Happy allergy season! Despite the itchy eyes and occasional sinus headache, I am so relieved it’s spring. This past winter in the mid-Atlantic felt meteorologically cruel. I’m looking forward to late sunsets and time spent outdoors with friends (armed with zyrtec, of course).
Come see me at Proxima Arcanum!
I’ll be reading at Proxima Arcanum on the evening of April 16th. This is a super fun queer/trans reading series at the Current Space in Baltimore. It’s outdoors, there are always cool vendors, and the cocktail menu is killer. Hope to see you there!
Amplitudes longlisted for the Otherwise Award
Amplitudes: Stories of Queer & Trans Futurity made the long list for the Otherwise Award (formerly known as the Tiptree Award). I continue to be awed by how well this anthology has been received. The past year has been such a ride, y’all.
A Locus Awards reminder
Have you voted for the Locus Awards? The deadline is April 1st, the process is super quick, and you can vote whether or not you’re subscribed to Locus Magazine. My novella Redundancies & Potentials is on the ballot, as are two (two!!) anthologies I’m a part of: Amplitudes and The Best Weird Fiction of the Year, Vol. 1.
May I recommend …
watching/listening to MUNA’s appearance on the straight diva podcast? MUNA is one of my favorite bands (and its members are the hosts of Gayotic, one of my favorite podcasts). To keep it real with you, this group does not often interview “well” by traditional metrics. They talk over each other. Digressions turn into unrelated anecdotes which spawn yet more digressions. There is so much ADHD (and so little media training) in the room. They are, in fact, gay and chaotic.

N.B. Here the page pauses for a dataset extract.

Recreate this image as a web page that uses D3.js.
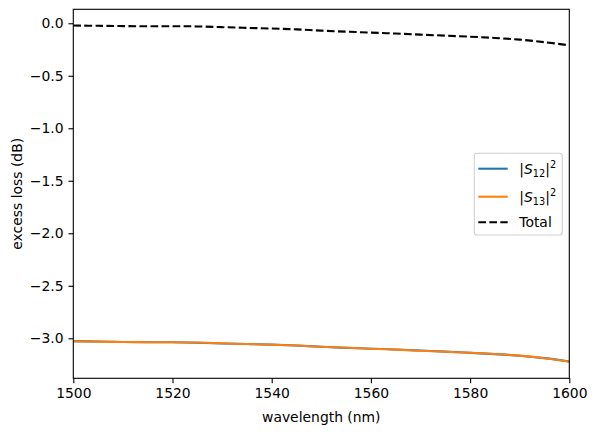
<!DOCTYPE html>
<html><head><meta charset="utf-8">
<script src="https://cdn.jsdelivr.net/npm/d3@7"></script>
<style>body{margin:0;background:#fff}text{font-family:"DejaVu Sans",sans-serif}</style>
</head><body><svg id="c" width="596" height="432"></svg>
<script>
const wavelength = [1500,1505,1510,1515,1520,1525,1530,1535,1540,1545,1550,1555,1560,1565,1570,1575,1580,1585,1590,1595,1600];
const s12 = [-3.027,-3.031,-3.035,-3.037,-3.038,-3.042,-3.049,-3.055,-3.060,-3.069,-3.081,-3.091,-3.099,-3.107,-3.117,-3.127,-3.139,-3.151,-3.166,-3.189,-3.221];
const s13 = [-3.029,-3.032,-3.035,-3.037,-3.037,-3.040,-3.048,-3.055,-3.061,-3.069,-3.080,-3.090,-3.099,-3.108,-3.118,-3.128,-3.138,-3.150,-3.165,-3.190,-3.223];
const total = [-0.022,-0.024,-0.027,-0.028,-0.028,-0.030,-0.037,-0.044,-0.050,-0.058,-0.070,-0.080,-0.089,-0.098,-0.108,-0.118,-0.128,-0.140,-0.156,-0.180,-0.210];
const xTicks = [1500,1520,1540,1560,1580,1600];
const yTicks = [0.0,-0.5,-1.0,-1.5,-2.0,-2.5,-3.0];

const svg = d3.select("#c");
const L=73.3, R=569.3, T=9.3, B=378.3;
const fs = 13.9;
const x = d3.scaleLinear().domain([1500,1600]).range([L,R]);
const y = d3.scaleLinear().domain([-3.381,0.133]).range([B,T]);

const line = arr => d3.line().x((d,i)=>x(wavelength[i])).y(d=>y(d)).curve(d3.curveCatmullRom)(arr);

const g = svg.append("g");
g.append("path").attr("d", line(s12)).attr("fill","none").attr("stroke","#1f77b4").attr("stroke-width",2.08);
g.append("path").attr("d", line(s13)).attr("fill","none").attr("stroke","#ff7f0e").attr("stroke-width",2.08);
g.append("path").attr("d", line(total)).attr("fill","none").attr("stroke","#000").attr("stroke-width",2.08).attr("stroke-dasharray","7.7,3.33");

const fmt = v => (v<0?"\u2212":"") + Math.abs(v).toFixed(1);
const xa = svg.append("g").attr("transform",`translate(0,${B})`)
  .call(d3.axisBottom(x).tickValues(xTicks).tickFormat(d3.format("d")).tickSize(4.86).tickPadding(4.86));
const ya = svg.append("g").attr("transform",`translate(${L},0)`)
  .call(d3.axisLeft(y).tickValues(yTicks).tickFormat(fmt).tickSize(4.86).tickPadding(4.86));
[xa,ya].forEach(a=>{
  a.select(".domain").remove();
  a.selectAll(".tick line").attr("stroke","#000").attr("stroke-width",1.1);
  a.selectAll(".tick text").attr("font-size",fs).attr("fill","#000").style("font-family","DejaVu Sans");
});
svg.append("rect").attr("x",L).attr("y",T).attr("width",R-L).attr("height",B-T)
  .attr("fill","none").attr("stroke","#000").attr("stroke-width",1.1);

svg.append("text").attr("x",(L+R)/2).attr("y",422).attr("text-anchor","middle").attr("font-size",fs).text("wavelength (nm)");
svg.append("text").attr("transform",`translate(22,${(T+B)/2}) rotate(-90)`).attr("text-anchor","middle").attr("font-size",fs).text("excess loss (dB)");

// legend
const lg = svg.append("g");
lg.append("rect").attr("x",474.3).attr("y",153.3).attr("width",88).attr("height",81.7).attr("rx",2.8)
  .attr("fill","#fff").attr("fill-opacity",0.8).attr("stroke","#d0d0d0").attr("stroke-width",1.1);
const items = [
  {c:"#1f77b4", dash:null, sub:"12", y:168.7},
  {c:"#ff7f0e", dash:null, sub:"13", y:196.7},
  {c:"#000", dash:"7.7,3.33", label:"Total", y:222.3}
];
items.forEach(it=>{
  const l = lg.append("line").attr("x1",478.3).attr("x2",507.7).attr("y1",it.y).attr("y2",it.y)
    .attr("stroke",it.c).attr("stroke-width",2.08);
  if(it.dash) l.attr("stroke-dasharray",it.dash);
  const t = lg.append("text").attr("x",519.3).attr("y",it.y+5).attr("font-size",fs);
  if(it.label){ t.text(it.label); }
  else {
    t.append("tspan").text("|");
    t.append("tspan").attr("font-style","italic").style("font-family","DejaVu Sans").text("S");
    t.append("tspan").attr("font-size",fs*0.7).attr("dy",3).text(it.sub);
    t.append("tspan").attr("dy",-3).text("|");
    t.append("tspan").attr("font-size",fs*0.7).attr("dy",-6).text("2");
  }
});
</script></body></html>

But all of this charms me immensely, because the rough edges make it clear that these are best friends and longtime collaborators shooting the shit, chatting about artmaking. The conversations I have with my friends sound and feel a lot like this. And sometimes, something profound emerges.
Around the 8 minute mark (timestamped link here), Naomi says something that felt like getting kicked in the chest:
Katie is a very prolific songwriter and has a lot of songs, and we call some of them “fake songs” … Maybe you’ve been trying to write a song that speaks to some topic or uses some metaphor for like years and years, and you finally … The real song is when you’ve finally written all the fake songs … and you get to the real one at the end.
I have never had a unique experience, huh? We’re all—all of us artists—going through the same struggle. Repetitively gnawing on concepts and motifs, trying to get at the true thing underneath.
reading Blair Braverman’s new essay in the New York Times Magazine (gift link)? Like many, I became a fan of Blair’s storytelling on twitter, and from there read her memoir (Welcome to the Goddamn Ice Cube, 2016) and, eventually, her novel (Small Game, 2023). And, like many, it was through Blair’s words that I became interested in mushing.
After nearly a decade of following Blair’s adventures with her dogs—and yes, forming intense parasocial attachments to a gang of Alaskan huskies—this longread was such a bittersweet sendoff. I can’t fucking wait to see what she does next.